Oakland Black Pride, the “first and only Black-led Pride celebration in Northern California,” is back this week, having kicked off Wednesday with the Pride Opening Reception Dinner at Mimosa 2 on Grand Avenue.
The festivities continue Friday through Sunday with five larger events across Oakland.
On Friday at 6 p.m., a pub crawl will begin at alaMar and continue on to First Edition, Que Rico, Tribune, and then Understory.
The Queer Expo is the next event to follow on Saturday from 11 a.m. to 4 p.m. at The Loom. Queer vendors will set up their wares and service with the target demo being Black and brown, LGBTQ+ people. The expo is billed by festival organizers on their website as “hands down the festival that makes [OBP] most happy” as “watching the power of the Black, queer dollar is a whole vibe.”

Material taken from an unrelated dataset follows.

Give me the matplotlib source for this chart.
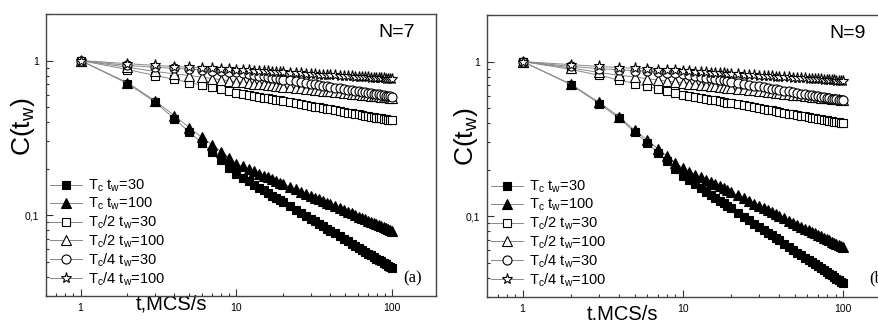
import matplotlib
matplotlib.use("Agg")
import matplotlib.pyplot as plt
from matplotlib.ticker import FixedLocator, FixedFormatter, LogLocator, NullFormatter

plt.rcParams['font.family'] = ['Liberation Sans', 'DejaVu Sans']
plt.rcParams['mathtext.default'] = 'regular'

# time points (MCS/s)
t = [1, 2, 3, 4, 5, 6, 7, 8, 9, 10, 11, 12, 13, 14, 15, 16, 17, 18, 19, 20,
     22, 24, 26, 28, 30, 32, 34, 36, 38, 40,
     43, 46, 49, 52, 55, 58, 61, 64, 67, 70, 73, 76, 79, 82, 85, 88, 91, 94, 97, 100]

# ---- N=7 ----
n7_tc_30 = [1, 0.71, 0.54, 0.42, 0.345, 0.293, 0.255, 0.226, 0.203, 0.185,
            0.1747, 0.1656, 0.1576, 0.1507, 0.1445, 0.1389, 0.1339, 0.1293, 0.1250, 0.1212,
            0.1144, 0.1085, 0.1032, 0.0987, 0.0947, 0.0910, 0.0877, 0.0847, 0.0819, 0.0794,
            0.0761, 0.0729, 0.0702, 0.0677, 0.0654, 0.0634, 0.0614, 0.0596, 0.0580, 0.0564,
            0.0550, 0.0537, 0.0524, 0.0513, 0.0502, 0.0491, 0.0481, 0.0472, 0.0462, 0.0454]
n7_tc_100 = [1, 0.72, 0.55, 0.44, 0.368, 0.318, 0.285, 0.258, 0.235, 0.215,
             0.2064, 0.1987, 0.1918, 0.1858, 0.1802, 0.1753, 0.1707, 0.1666, 0.1626, 0.1591,
             0.1527, 0.1469, 0.1419, 0.1374, 0.1333, 0.1297, 0.1264, 0.1232, 0.1202, 0.1176,
             0.1140, 0.1107, 0.1077, 0.1049, 0.1026, 0.1002, 0.0980, 0.0959, 0.0940, 0.0922,
             0.0905, 0.0890, 0.0875, 0.0860, 0.0847, 0.0836, 0.0823, 0.0811, 0.0800, 0.0789]
n7_tc2_30 = [1, 0.875, 0.80, 0.755, 0.72, 0.695, 0.672, 0.652, 0.635, 0.62,
             0.609, 0.600, 0.592, 0.584, 0.576, 0.570, 0.564, 0.558, 0.552, 0.547,
             0.538, 0.530, 0.522, 0.515, 0.509, 0.503, 0.497, 0.492, 0.487, 0.483,
             0.477, 0.471, 0.466, 0.461, 0.456, 0.452, 0.448, 0.444, 0.440, 0.437,
             0.434, 0.430, 0.427, 0.425, 0.422, 0.419, 0.417, 0.414, 0.412, 0.410]
n7_tc2_100 = [1, 0.905, 0.85, 0.82, 0.80, 0.78, 0.765, 0.752, 0.74, 0.73,
              0.723, 0.716, 0.710, 0.705, 0.700, 0.695, 0.691, 0.687, 0.683, 0.679,
              0.672, 0.666, 0.661, 0.656, 0.651, 0.647, 0.643, 0.639, 0.635, 0.632,
              0.628, 0.623, 0.619, 0.615, 0.611, 0.608, 0.605, 0.602, 0.599, 0.596,
              0.594, 0.591, 0.589, 0.586, 0.584, 0.582, 0.580, 0.578, 0.576, 0.575]
n7_tc4_30 = [1, 0.93, 0.905, 0.89, 0.88, 0.87, 0.862, 0.855, 0.848, 0.842,
             0.829, 0.818, 0.808, 0.798, 0.790, 0.782, 0.775, 0.767, 0.761, 0.754,
             0.744, 0.733, 0.724, 0.716, 0.708, 0.701, 0.694, 0.688, 0.682, 0.676,
             0.669, 0.662, 0.655, 0.649, 0.643, 0.638, 0.633, 0.628, 0.624, 0.619,
             0.615, 0.611, 0.607, 0.604, 0.600, 0.597, 0.594, 0.591, 0.588, 0.585]
n7_tc4_100 = [1, 0.955, 0.93, 0.915, 0.905, 0.897, 0.89, 0.884, 0.879, 0.875,
              0.870, 0.865, 0.861, 0.857, 0.854, 0.850, 0.847, 0.844, 0.841, 0.839,
              0.834, 0.829, 0.825, 0.822, 0.818, 0.815, 0.812, 0.809, 0.807, 0.804,
              0.801, 0.797, 0.794, 0.791, 0.789, 0.786, 0.784, 0.781, 0.779, 0.777,
              0.775, 0.773, 0.771, 0.770, 0.768, 0.766, 0.765, 0.763, 0.762, 0.760]

# ---- N=9 ----
n9_tc_30 = [1, 0.71, 0.535, 0.43, 0.35, 0.297, 0.258, 0.228, 0.203, 0.182,
            0.1706, 0.1605, 0.1518, 0.1442, 0.1375, 0.1315, 0.1261, 0.1212, 0.1167, 0.1127,
            0.1055, 0.0993, 0.0939, 0.0893, 0.0851, 0.0814, 0.0781, 0.0750, 0.0722, 0.0698,
            0.0664, 0.0633, 0.0606, 0.0582, 0.0560, 0.0539, 0.0521, 0.0504, 0.0488, 0.0474,
            0.0460, 0.0447, 0.0435, 0.0424, 0.0414, 0.0405, 0.0395, 0.0386, 0.0377, 0.0370]
n9_tc_100 = [1, 0.715, 0.545, 0.44, 0.36, 0.31, 0.272, 0.244, 0.222, 0.204,
             0.1944, 0.1859, 0.1785, 0.1718, 0.1659, 0.1606, 0.1557, 0.1512, 0.1470, 0.1433,
             0.1365, 0.1305, 0.1253, 0.1207, 0.1165, 0.1128, 0.1094, 0.1062, 0.1032, 0.1006,
             0.0970, 0.0937, 0.0907, 0.0880, 0.0855, 0.0832, 0.0811, 0.0792, 0.0773, 0.0757,
             0.0741, 0.0725, 0.0710, 0.0697, 0.0685, 0.0673, 0.0661, 0.0651, 0.0640, 0.0630]
n9_tc2_30 = [1, 0.89, 0.815, 0.76, 0.72, 0.69, 0.665, 0.645, 0.628, 0.612,
             0.601, 0.592, 0.583, 0.575, 0.568, 0.561, 0.555, 0.549, 0.543, 0.538,
             0.529, 0.521, 0.513, 0.506, 0.500, 0.494, 0.488, 0.483, 0.478, 0.474,
             0.467, 0.461, 0.456, 0.451, 0.447, 0.442, 0.438, 0.434, 0.430, 0.427,
             0.424, 0.420, 0.417, 0.415, 0.412, 0.409, 0.407, 0.405, 0.402, 0.400]
n9_tc2_100 = [1, 0.91, 0.85, 0.815, 0.795, 0.775, 0.76, 0.748, 0.737, 0.728,
              0.721, 0.714, 0.707, 0.702, 0.696, 0.691, 0.687, 0.682, 0.678, 0.675,
              0.668, 0.661, 0.655, 0.650, 0.645, 0.641, 0.636, 0.632, 0.629, 0.625,
              0.620, 0.616, 0.612, 0.607, 0.604, 0.600, 0.597, 0.594, 0.590, 0.588,
              0.585, 0.582, 0.580, 0.578, 0.575, 0.573, 0.571, 0.569, 0.567, 0.565]
n9_tc4_30 = [1, 0.93, 0.90, 0.885, 0.873, 0.864, 0.856, 0.848, 0.842, 0.836,
             0.822, 0.810, 0.798, 0.788, 0.779, 0.771, 0.762, 0.755, 0.748, 0.741,
             0.729, 0.718, 0.708, 0.699, 0.691, 0.683, 0.676, 0.669, 0.663, 0.657,
             0.649, 0.641, 0.634, 0.627, 0.621, 0.616, 0.610, 0.605, 0.600, 0.596,
             0.592, 0.588, 0.584, 0.580, 0.576, 0.573, 0.569, 0.566, 0.563, 0.560]
n9_tc4_100 = [1, 0.955, 0.93, 0.915, 0.904, 0.895, 0.888, 0.882, 0.877, 0.872,
              0.867, 0.862, 0.857, 0.853, 0.849, 0.846, 0.842, 0.839, 0.836, 0.833,
              0.828, 0.823, 0.819, 0.815, 0.812, 0.808, 0.805, 0.802, 0.799, 0.796,
              0.793, 0.789, 0.786, 0.783, 0.780, 0.777, 0.775, 0.772, 0.770, 0.768,
              0.766, 0.764, 0.762, 0.760, 0.758, 0.756, 0.754, 0.753, 0.751, 0.750]

labels = [r'T$_c$ t$_w$=30', r'T$_c$ t$_w$=100', r'T$_c$/2 t$_w$=30',
          r'T$_c$/2 t$_w$=100', r'T$_c$/4 t$_w$=30', r'T$_c$/4 t$_w$=100']
markers = ['s', '^', 's', '^', 'o', '*']
faces = ['black', 'black', 'white', 'white', 'white', 'white']
msizes = [6, 7, 6, 7, 6.5, 8]

panels = [
    ("N=7", "(a)", [n7_tc_30, n7_tc_100, n7_tc2_30, n7_tc2_100, n7_tc4_30, n7_tc4_100]),
    ("N=9", "(b)", [n9_tc_30, n9_tc_100, n9_tc2_30, n9_tc2_100, n9_tc4_30, n9_tc4_100]),
]

fig = plt.figure(figsize=(8.79, 3.2), dpi=100)
rects = [[46 / 879, 24 / 320, 390 / 879, 282 / 320],
         [487 / 879, 23 / 320, 401 / 879, 282 / 320]]
xlab_pos = [(0.323, 0.004), (0.339, -0.028)]
ylab_pos = [(-0.022, 0.60), (-0.017, 0.567)]
tag_pos = [(0.941, 0.064, 'center'), (0.952, 0.067, 'left')]

for k, (title, tag, series) in enumerate(panels):
    ax = fig.add_axes(rects[k])
    for y, lab, m, fc, ms in zip(series, labels, markers, faces, msizes):
        ax.plot(t, y, color='#888888', lw=0.7, marker=m, ms=ms, mfc=fc,
                mec='black', mew=0.8, label=lab)
    ax.set_xscale('log')
    ax.set_yscale('log')
    ax.set_xlim(0.6, 191)
    ax.set_ylim(0.03, 2.0)

    ax.xaxis.set_major_locator(FixedLocator([1, 10, 100]))
    ax.xaxis.set_major_formatter(FixedFormatter(['1', '10', '100']))
    ax.xaxis.set_minor_locator(LogLocator(base=10, subs=range(2, 10)))
    ax.xaxis.set_minor_formatter(NullFormatter())
    ax.yaxis.set_major_locator(FixedLocator([0.1, 1]))
    ax.yaxis.set_major_formatter(FixedFormatter(['0,1', '1']))
    ax.yaxis.set_minor_locator(LogLocator(base=10, subs=range(2, 10)))
    ax.yaxis.set_minor_formatter(NullFormatter())
    ax.tick_params(which='both', direction='in', top=False, right=False,
                   labelsize=7.5, color='#333333', width=0.8)
    ax.tick_params(which='major', length=5, pad=5)
    ax.tick_params(which='minor', length=2.5)
    for sp in ax.spines.values():
        sp.set_color('#444444')
        sp.set_linewidth(1.0)

    ax.set_xlabel('t,MCS/s', fontsize=14.5)
    ax.xaxis.set_label_coords(*xlab_pos[k])
    ax.set_ylabel(r'C(t$_w$)', fontsize=19)
    ax.yaxis.set_label_coords(*ylab_pos[k])

    ax.text(0.90, 0.936, title, transform=ax.transAxes, fontsize=14,
            ha='center', va='center')
    ax.text(tag_pos[k][0], tag_pos[k][1], tag, transform=ax.transAxes,
            fontsize=12, ha=tag_pos[k][2], va='center',
            family=['Liberation Serif', 'DejaVu Serif'])

    ax.legend(loc='lower left', bbox_to_anchor=(0, 0.014), frameon=False,
              fontsize=10.5, numpoints=1, handlelength=2.2, handletextpad=0.4,
              labelspacing=0.1, borderpad=0.1, borderaxespad=0.2)

fig.savefig('out.png', dpi=100)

Later that night, the HAPPY HEREAFTER party is happening from 9 p.m. until late at Geoffrey’s Inner Circle, with the hip-hop trio 3blackkids slated to perform. Joining them will be Sterling Victorian, an artist who aims to empower listeners through her unique blend of hip hop, alt-rock, and reggae. The party will also be attended by body-painted muses and queer + trans BIPOC aerial pole dancers.
After a long night, Oaklanders can enjoy Black Pride Brunch at Bardo Lounge, from 11 a.m. to 3 p.m. on Sunday. The brunch will be curated by chef and food activist Sarah Kirnon of Miss Ollies fame, with dishes including char-grilled jerk chicken, buj sol, summer tomato and salted cod cold salad, roasted street corn, and more.

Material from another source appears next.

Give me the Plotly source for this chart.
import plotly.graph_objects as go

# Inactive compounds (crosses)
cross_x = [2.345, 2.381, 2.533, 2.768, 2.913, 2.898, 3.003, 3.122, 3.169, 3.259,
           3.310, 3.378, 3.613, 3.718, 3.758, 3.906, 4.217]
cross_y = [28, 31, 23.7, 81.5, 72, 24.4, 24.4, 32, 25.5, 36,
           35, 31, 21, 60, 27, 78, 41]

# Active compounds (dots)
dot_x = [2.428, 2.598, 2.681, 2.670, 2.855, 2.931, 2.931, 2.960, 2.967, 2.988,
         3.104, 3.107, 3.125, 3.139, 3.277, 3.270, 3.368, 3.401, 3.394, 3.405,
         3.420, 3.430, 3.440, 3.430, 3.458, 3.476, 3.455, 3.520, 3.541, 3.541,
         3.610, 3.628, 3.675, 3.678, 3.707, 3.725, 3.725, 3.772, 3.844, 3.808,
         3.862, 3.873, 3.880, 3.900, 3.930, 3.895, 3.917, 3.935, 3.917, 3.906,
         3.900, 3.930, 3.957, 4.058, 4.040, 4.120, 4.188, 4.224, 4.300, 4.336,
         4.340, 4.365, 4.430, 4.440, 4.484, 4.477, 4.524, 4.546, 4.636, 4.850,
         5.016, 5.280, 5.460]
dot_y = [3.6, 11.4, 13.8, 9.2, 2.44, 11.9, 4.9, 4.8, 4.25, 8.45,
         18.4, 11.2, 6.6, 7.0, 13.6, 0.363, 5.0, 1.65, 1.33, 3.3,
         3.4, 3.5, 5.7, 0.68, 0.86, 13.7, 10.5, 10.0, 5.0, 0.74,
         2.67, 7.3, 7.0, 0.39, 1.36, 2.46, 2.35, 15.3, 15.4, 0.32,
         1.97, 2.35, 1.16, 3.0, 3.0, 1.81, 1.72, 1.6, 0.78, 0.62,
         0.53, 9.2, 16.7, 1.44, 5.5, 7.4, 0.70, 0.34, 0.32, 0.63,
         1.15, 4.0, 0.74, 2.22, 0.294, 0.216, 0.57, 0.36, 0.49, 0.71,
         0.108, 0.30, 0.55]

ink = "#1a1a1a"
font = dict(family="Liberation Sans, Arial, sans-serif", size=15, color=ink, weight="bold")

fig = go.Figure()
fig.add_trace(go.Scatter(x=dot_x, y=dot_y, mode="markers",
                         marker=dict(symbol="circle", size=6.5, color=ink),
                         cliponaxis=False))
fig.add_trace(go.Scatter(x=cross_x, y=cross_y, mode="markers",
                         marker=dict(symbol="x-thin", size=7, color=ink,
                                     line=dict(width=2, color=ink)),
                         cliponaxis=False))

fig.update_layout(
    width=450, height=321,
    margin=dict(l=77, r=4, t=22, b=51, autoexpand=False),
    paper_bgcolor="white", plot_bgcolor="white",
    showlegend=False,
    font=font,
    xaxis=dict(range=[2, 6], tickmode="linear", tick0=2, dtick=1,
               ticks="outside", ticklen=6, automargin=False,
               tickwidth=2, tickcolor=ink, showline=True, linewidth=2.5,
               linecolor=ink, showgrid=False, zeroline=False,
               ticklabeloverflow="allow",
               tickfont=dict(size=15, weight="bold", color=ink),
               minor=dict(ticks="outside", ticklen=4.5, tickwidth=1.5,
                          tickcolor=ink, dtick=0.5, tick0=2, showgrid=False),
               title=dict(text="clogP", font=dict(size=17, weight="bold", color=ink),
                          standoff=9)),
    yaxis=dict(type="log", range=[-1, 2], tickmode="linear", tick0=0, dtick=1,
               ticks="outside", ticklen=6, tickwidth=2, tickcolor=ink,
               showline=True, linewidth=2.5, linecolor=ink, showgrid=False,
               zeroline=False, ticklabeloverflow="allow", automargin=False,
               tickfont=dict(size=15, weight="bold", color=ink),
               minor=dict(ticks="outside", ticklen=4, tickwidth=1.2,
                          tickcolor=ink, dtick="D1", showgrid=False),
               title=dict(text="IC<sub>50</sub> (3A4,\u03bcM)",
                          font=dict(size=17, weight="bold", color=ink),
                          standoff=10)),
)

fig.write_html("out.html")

Oakland Black Pride rounds out with a BLACK MASQ gala at the Midtown Ballroom on Sunday from 9 p.m. until whenever. Billed as the festival’s premier event, it aims to blend the mystery of masquerades with contemporary Oakland night life.
Experimental musician serpentwithfeet will be performing at the gala, with tickets starting at $50. The ticket sales will be donated to “programs and services designed to empower our evolving Black, LGBTQ community.”
But Oakland Black Pride is about much more than hosting events during Pride Month. For organizers, its about circumventing traditional understandings of what Black queerness should be.
In a recent podcast appearance, OBP President and CEO Olaywa K. Austin said the organization is about helping to “re-queer the nation” and “give Pride back to the people.” The festival is just one way the nonprofit is working to create community and allow people to “recognize us in this particular space that we’re now in as Black queers, continuing to move the needle forward.”